Quote the records exactly, starting at the first line and stopping after the line with "width=128,minimum height=83,text width=100,align=left]"; skip the pictures.

── The input

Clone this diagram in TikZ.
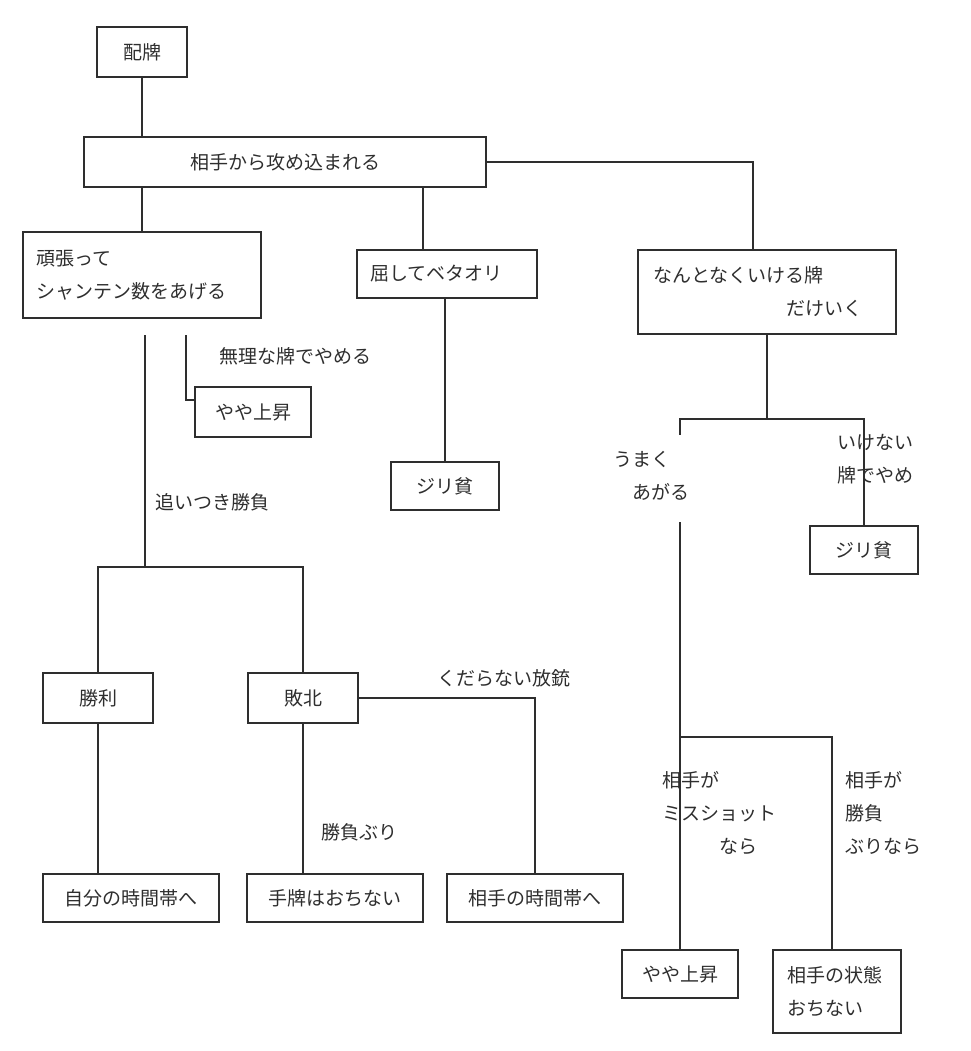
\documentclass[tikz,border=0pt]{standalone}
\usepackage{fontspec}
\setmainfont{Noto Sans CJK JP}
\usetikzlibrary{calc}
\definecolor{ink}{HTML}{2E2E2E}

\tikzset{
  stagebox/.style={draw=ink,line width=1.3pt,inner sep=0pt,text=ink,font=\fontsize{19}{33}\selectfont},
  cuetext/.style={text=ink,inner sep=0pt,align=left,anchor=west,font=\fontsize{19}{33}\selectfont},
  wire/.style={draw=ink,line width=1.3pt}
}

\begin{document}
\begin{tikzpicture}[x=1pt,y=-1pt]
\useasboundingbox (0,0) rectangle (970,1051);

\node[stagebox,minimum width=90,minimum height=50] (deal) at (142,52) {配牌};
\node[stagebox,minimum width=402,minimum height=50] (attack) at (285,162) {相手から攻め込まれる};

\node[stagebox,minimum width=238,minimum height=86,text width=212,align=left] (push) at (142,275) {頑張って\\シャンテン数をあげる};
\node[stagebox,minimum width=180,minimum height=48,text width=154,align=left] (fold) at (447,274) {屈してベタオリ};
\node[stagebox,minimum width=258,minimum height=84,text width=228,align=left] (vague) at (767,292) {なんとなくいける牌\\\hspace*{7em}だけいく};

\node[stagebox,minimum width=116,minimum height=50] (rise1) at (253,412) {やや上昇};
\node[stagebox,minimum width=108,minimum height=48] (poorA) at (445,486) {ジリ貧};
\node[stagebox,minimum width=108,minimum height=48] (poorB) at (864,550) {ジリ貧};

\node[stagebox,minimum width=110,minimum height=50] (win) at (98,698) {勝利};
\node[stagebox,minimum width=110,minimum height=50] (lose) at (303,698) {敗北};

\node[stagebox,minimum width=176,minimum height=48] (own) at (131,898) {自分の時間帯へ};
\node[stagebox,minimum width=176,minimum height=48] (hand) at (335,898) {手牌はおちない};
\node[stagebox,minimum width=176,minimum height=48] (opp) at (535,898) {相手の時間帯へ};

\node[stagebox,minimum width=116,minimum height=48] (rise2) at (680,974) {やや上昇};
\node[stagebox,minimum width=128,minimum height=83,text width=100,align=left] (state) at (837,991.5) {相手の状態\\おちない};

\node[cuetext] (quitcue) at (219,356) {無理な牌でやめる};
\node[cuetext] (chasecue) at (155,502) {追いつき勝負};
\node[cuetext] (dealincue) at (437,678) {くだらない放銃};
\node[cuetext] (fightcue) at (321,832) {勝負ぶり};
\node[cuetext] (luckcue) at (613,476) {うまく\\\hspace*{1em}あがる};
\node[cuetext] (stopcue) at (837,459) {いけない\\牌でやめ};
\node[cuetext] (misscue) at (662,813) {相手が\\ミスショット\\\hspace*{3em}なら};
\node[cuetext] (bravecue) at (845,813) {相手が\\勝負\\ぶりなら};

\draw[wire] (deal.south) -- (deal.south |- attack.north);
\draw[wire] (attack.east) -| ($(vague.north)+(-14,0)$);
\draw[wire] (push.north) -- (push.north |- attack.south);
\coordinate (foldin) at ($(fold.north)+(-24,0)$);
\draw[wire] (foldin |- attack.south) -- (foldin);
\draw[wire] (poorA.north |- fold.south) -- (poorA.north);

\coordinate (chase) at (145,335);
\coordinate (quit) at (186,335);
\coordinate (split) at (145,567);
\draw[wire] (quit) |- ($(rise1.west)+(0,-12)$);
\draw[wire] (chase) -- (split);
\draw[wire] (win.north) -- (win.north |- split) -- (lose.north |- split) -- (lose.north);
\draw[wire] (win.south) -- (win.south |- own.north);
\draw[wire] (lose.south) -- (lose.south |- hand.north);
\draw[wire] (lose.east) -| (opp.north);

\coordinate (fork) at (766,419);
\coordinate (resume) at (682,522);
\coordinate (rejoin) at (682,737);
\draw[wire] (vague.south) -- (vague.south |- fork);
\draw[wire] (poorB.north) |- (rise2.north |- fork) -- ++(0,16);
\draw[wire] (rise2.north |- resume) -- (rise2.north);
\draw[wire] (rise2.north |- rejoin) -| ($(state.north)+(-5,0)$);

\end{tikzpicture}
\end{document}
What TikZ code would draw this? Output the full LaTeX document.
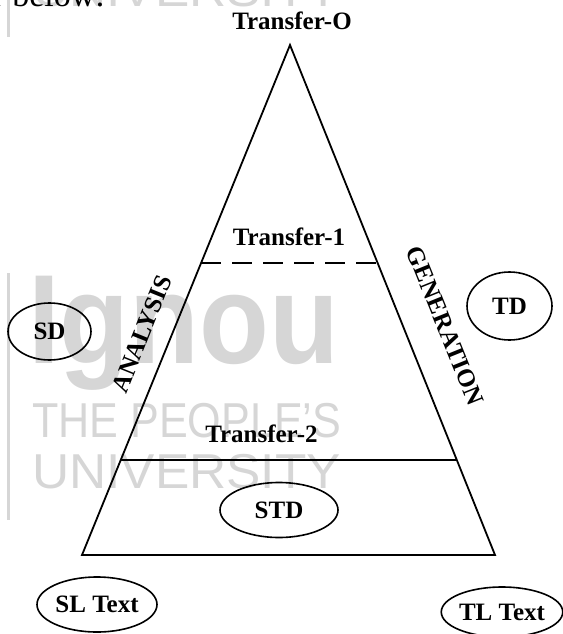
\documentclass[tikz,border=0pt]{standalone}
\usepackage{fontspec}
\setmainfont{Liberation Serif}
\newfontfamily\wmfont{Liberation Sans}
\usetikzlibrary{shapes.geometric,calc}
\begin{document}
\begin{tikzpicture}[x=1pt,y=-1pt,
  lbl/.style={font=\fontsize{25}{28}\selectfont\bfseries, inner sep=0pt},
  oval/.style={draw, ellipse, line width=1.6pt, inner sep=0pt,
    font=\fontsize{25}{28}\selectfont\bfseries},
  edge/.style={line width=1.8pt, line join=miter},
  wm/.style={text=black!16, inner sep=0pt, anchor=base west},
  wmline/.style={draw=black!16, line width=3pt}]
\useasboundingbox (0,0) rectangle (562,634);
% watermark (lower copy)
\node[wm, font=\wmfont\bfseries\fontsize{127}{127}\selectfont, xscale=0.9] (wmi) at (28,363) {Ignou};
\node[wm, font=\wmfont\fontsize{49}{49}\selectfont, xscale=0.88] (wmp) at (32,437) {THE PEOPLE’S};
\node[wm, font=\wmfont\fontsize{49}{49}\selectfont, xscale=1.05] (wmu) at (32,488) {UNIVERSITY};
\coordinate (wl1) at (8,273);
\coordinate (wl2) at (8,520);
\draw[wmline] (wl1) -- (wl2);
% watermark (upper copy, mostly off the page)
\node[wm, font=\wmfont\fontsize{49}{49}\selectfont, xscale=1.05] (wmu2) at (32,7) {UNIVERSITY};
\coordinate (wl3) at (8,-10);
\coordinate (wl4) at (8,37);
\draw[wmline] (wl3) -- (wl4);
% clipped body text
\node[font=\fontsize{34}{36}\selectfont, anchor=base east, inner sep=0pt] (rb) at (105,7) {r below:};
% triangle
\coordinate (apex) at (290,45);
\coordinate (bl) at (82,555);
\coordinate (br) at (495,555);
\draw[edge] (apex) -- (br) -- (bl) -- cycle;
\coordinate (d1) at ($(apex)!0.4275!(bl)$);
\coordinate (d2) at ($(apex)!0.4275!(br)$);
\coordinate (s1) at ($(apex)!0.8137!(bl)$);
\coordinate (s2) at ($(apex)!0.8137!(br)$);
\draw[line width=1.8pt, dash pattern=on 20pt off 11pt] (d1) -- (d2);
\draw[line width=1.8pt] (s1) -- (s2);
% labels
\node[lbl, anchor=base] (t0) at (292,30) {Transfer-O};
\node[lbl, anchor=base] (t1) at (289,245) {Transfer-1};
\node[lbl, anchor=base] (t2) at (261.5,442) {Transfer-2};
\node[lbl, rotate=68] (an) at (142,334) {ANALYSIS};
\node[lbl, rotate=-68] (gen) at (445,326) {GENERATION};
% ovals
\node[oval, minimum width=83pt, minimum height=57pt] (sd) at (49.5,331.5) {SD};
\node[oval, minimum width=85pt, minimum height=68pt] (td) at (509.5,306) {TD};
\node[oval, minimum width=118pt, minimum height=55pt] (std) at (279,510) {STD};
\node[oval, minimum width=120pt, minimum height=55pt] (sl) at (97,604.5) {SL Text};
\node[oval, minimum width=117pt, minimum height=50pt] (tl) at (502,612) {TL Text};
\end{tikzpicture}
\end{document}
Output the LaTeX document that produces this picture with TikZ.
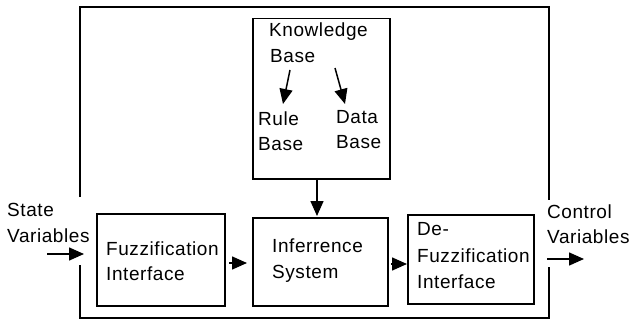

────

> [Written reply]
Clone this diagram in TikZ.
\documentclass[tikz,border=0pt]{standalone}
\usepackage{fontspec}
\setmainfont{Noto Sans CJK JP}
\usetikzlibrary{calc}
\definecolor{ink}{HTML}{2E2E2E}

\tikzset{
  stagebox/.style={draw=ink,line width=1.3pt,inner sep=0pt,text=ink,font=\fontsize{19}{33}\selectfont},
  cuetext/.style={text=ink,inner sep=0pt,align=left,anchor=west,font=\fontsize{19}{33}\selectfont},
  wire/.style={draw=ink,line width=1.3pt}
}

\begin{document}
\begin{tikzpicture}[x=1pt,y=-1pt]
\useasboundingbox (0,0) rectangle (970,1051);

\node[stagebox,minimum width=90,minimum height=50] (deal) at (142,52) {配牌};
\node[stagebox,minimum width=402,minimum height=50] (attack) at (285,162) {相手から攻め込まれる};

\node[stagebox,minimum width=238,minimum height=86,text width=212,align=left] (push) at (142,275) {頑張って\\シャンテン数をあげる};
\node[stagebox,minimum width=180,minimum height=48,text width=154,align=left] (fold) at (447,274) {屈してベタオリ};
\node[stagebox,minimum width=258,minimum height=84,text width=228,align=left] (vague) at (767,292) {なんとなくいける牌\\\hspace*{7em}だけいく};

\node[stagebox,minimum width=116,minimum height=50] (rise1) at (253,412) {やや上昇};
\node[stagebox,minimum width=108,minimum height=48] (poorA) at (445,486) {ジリ貧};
\node[stagebox,minimum width=108,minimum height=48] (poorB) at (864,550) {ジリ貧};

\node[stagebox,minimum width=110,minimum height=50] (win) at (98,698) {勝利};
\node[stagebox,minimum width=110,minimum height=50] (lose) at (303,698) {敗北};

\node[stagebox,minimum width=176,minimum height=48] (own) at (131,898) {自分の時間帯へ};
\node[stagebox,minimum width=176,minimum height=48] (hand) at (335,898) {手牌はおちない};
\node[stagebox,minimum width=176,minimum height=48] (opp) at (535,898) {相手の時間帯へ};

\node[stagebox,minimum width=116,minimum height=48] (rise2) at (680,974) {やや上昇};
\node[stagebox,minimum width=128,minimum height=83,text width=100,align=left] (state) at (837,991.5) {相手の状態\\おちない};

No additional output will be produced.